Recent research in Toronto has demonstrated that, all else being equal, men living in the least walkable parts of the city are 32 per cent more likely to develop diabetes than those living in the most walkable neighbourhoods. For recent immigrants to Canada (many from parts of the world where the genetic risk is higher), the effect is even more striking, with a risk 58 per cent higher in the least walkable neighbourhoods. Similar results were found in women, with risk increases of 24 per cent for long-term residents and 67 per cent for recent arrivals.

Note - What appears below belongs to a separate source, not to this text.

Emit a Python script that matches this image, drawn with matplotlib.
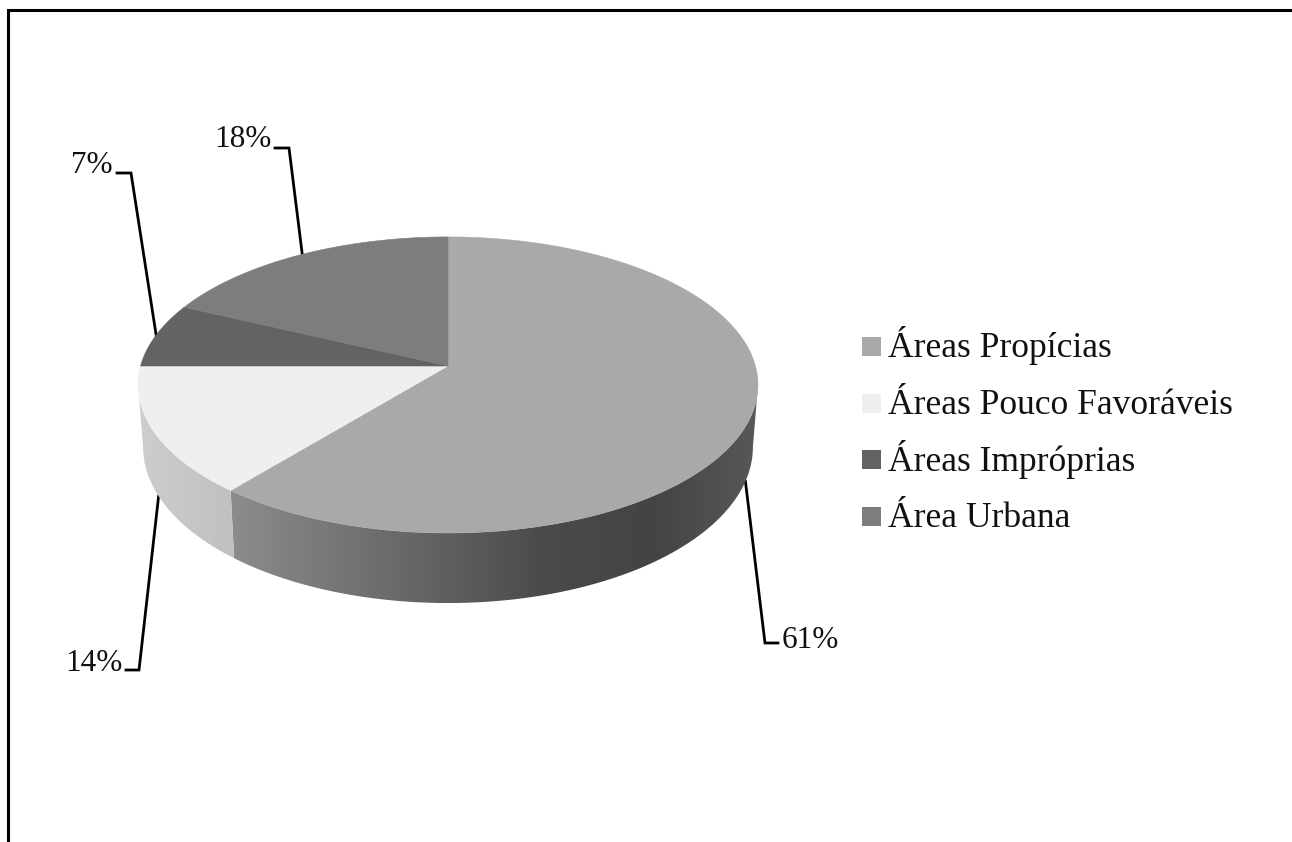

It is also true that for people who are at risk of developing diabetes, behavioural choices that promote obesity increase that risk. Improving the diet and physical activity level of persons at high risk has been shown to reduce the risk by nearly 60 per cent.

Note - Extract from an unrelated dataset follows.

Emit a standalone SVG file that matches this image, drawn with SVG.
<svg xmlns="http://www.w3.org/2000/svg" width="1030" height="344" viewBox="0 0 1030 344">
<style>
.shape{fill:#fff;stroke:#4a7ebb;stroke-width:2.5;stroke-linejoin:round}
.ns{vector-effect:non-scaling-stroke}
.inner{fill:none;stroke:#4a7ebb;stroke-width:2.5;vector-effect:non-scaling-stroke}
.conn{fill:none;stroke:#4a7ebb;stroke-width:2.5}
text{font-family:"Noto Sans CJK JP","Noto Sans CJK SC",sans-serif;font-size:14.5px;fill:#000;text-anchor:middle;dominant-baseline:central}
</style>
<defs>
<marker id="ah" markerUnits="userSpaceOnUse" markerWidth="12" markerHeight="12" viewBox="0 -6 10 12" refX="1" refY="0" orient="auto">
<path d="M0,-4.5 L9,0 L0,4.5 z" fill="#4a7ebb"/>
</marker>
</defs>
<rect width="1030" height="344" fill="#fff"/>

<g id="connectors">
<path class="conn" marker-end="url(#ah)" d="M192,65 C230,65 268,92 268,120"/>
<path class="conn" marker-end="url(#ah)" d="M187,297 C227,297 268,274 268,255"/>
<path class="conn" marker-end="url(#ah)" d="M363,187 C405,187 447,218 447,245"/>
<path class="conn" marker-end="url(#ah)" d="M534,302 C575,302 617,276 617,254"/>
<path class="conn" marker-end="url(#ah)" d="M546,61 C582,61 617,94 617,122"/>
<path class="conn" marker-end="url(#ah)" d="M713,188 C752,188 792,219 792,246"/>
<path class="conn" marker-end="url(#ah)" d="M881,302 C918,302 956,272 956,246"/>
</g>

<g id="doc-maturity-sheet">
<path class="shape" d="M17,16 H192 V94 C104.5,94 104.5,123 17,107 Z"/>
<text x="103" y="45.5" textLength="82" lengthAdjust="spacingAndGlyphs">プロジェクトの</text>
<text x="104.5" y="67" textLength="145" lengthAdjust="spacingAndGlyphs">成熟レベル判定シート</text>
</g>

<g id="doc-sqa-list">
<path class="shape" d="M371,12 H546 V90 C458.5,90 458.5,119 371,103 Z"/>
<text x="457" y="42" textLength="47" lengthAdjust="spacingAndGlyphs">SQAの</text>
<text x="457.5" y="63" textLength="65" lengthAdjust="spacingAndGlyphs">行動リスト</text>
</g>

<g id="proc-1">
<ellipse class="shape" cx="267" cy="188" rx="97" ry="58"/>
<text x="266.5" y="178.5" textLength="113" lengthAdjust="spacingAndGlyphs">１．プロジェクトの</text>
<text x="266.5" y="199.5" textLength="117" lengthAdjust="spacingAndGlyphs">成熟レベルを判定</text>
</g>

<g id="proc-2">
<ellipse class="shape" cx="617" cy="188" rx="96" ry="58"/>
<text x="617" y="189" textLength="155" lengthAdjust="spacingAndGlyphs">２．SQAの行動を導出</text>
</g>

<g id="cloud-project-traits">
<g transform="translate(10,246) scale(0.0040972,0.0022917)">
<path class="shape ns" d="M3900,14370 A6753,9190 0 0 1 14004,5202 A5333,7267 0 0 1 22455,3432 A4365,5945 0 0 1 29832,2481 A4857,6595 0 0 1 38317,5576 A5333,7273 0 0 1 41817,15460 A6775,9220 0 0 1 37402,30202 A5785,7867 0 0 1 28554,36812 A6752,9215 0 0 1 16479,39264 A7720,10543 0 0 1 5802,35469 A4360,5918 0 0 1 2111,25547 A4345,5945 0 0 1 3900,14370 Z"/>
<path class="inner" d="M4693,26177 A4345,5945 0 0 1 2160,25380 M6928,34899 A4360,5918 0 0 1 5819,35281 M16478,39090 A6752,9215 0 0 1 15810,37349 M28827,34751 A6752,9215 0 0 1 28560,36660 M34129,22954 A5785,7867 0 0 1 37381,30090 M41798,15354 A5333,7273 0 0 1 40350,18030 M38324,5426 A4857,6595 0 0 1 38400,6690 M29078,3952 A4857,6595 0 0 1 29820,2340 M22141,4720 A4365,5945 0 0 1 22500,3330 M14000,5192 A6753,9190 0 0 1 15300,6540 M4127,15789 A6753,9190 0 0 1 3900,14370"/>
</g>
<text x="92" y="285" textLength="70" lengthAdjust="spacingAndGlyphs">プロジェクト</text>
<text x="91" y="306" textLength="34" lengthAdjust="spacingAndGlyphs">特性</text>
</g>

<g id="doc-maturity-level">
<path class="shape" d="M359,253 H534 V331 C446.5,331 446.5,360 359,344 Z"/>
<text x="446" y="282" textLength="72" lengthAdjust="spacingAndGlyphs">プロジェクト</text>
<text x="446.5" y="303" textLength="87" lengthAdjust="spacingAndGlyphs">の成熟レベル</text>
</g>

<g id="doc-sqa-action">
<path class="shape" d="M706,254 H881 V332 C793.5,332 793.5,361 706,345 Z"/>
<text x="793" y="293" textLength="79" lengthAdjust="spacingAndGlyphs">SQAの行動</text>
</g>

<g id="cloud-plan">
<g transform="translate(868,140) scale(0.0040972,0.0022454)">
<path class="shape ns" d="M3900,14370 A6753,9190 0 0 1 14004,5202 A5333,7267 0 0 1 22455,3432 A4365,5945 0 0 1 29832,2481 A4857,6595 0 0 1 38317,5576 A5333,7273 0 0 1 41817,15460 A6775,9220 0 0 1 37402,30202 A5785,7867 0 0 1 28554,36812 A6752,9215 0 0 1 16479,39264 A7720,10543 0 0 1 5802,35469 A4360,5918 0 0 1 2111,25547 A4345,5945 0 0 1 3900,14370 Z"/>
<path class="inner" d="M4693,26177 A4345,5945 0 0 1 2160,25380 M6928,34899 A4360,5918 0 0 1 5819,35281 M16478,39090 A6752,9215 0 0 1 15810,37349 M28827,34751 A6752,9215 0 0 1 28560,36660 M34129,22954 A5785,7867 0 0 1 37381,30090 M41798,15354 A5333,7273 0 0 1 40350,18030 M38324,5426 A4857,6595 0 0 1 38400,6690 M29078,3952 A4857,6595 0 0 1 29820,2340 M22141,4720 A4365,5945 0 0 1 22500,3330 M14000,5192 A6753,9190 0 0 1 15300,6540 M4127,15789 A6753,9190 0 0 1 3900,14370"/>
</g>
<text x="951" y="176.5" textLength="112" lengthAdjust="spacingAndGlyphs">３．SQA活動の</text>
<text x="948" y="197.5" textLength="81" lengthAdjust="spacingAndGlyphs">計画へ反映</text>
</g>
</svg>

Studies documenting the impact of behavioural changes are noteworthy because small changes in weight – on average, a loss of only five to 10 per cent — has significant benefits. Such findings have been widely promoted by public health agencies and practitioners in an attempt to empower individuals to reduce their risk of developing diabetes. However, over-emphasizing the importance of weight reduction may have contributed to unbalanced messaging to the public around the causes of the disease. It’s time to right the balance.

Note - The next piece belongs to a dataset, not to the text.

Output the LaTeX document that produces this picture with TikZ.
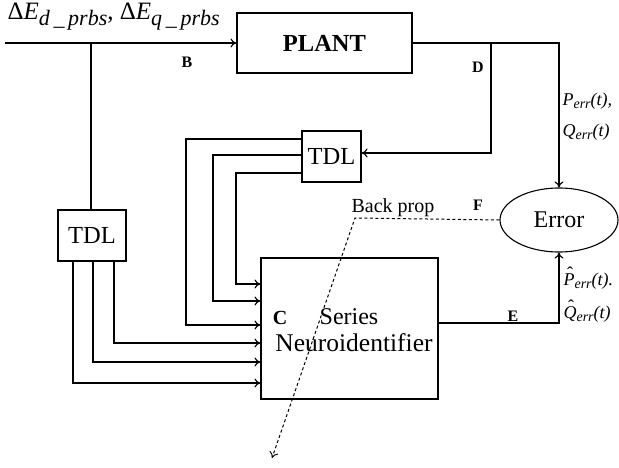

To simply blame individual behavioural choices as the root cause of the diabetes epidemic does a disservice to those with the disease by creating stigma (a stigma which can even spill over to those with type 1 diabetes, a disease that it is not linked to obesity).

But there is an even greater danger with a simplistic understanding of diabetes that focuses exclusively on individual choice – it diverts attention and resources from other approaches which may be more effective at addressing the diabetes epidemic.

It is projected that by the year 2020, one in three Canadians will have either diabetes or pre-diabetes, a statistic that crystalizes the need for more emphasis on prevention, and illustrates why individual interventions alone are unlikely to be enough.

We can turn to Finland for inspiration.

In the late 1960s, North Karelia, a province in Finland, was found to have the world’s highest documented rate of cardiovascular death among middle-aged men. In response, provincial representatives signed a petition to the Finnish government for urgent assistance to reduce the high burden of disease. Within a year, a multi-stakeholder community-based approach engaged food retailers, the food products industry and even the agricultural sector where, for example, a drop in demand for high fat milk products was managed by supporting dairy farmers to become berry farmers.

What was the outcome?

Over the next three decades, death rates from heart disease fell by 80 per cent and significant reductions were also seen in rates of stroke and cancer. This comprehensive approach that sought to address the whole population had a remarkable impact.

Can this experience be reproduced in Canada? There will be a number of challenges, but perhaps the first step is to effectively confront the misconception that diabetes is exclusively the fault of those who eat too much and move too little.

Diabetes is a complicated problem and that simple response has delayed real action.

Dr. Jan Hux


 

Dr. Jan Hux is an expert advisor with EvidenceNetwork.ca and the Chief Science Officer at the Canadian Diabetes Association. She has broad experience as a physician, researcher, educator and executive.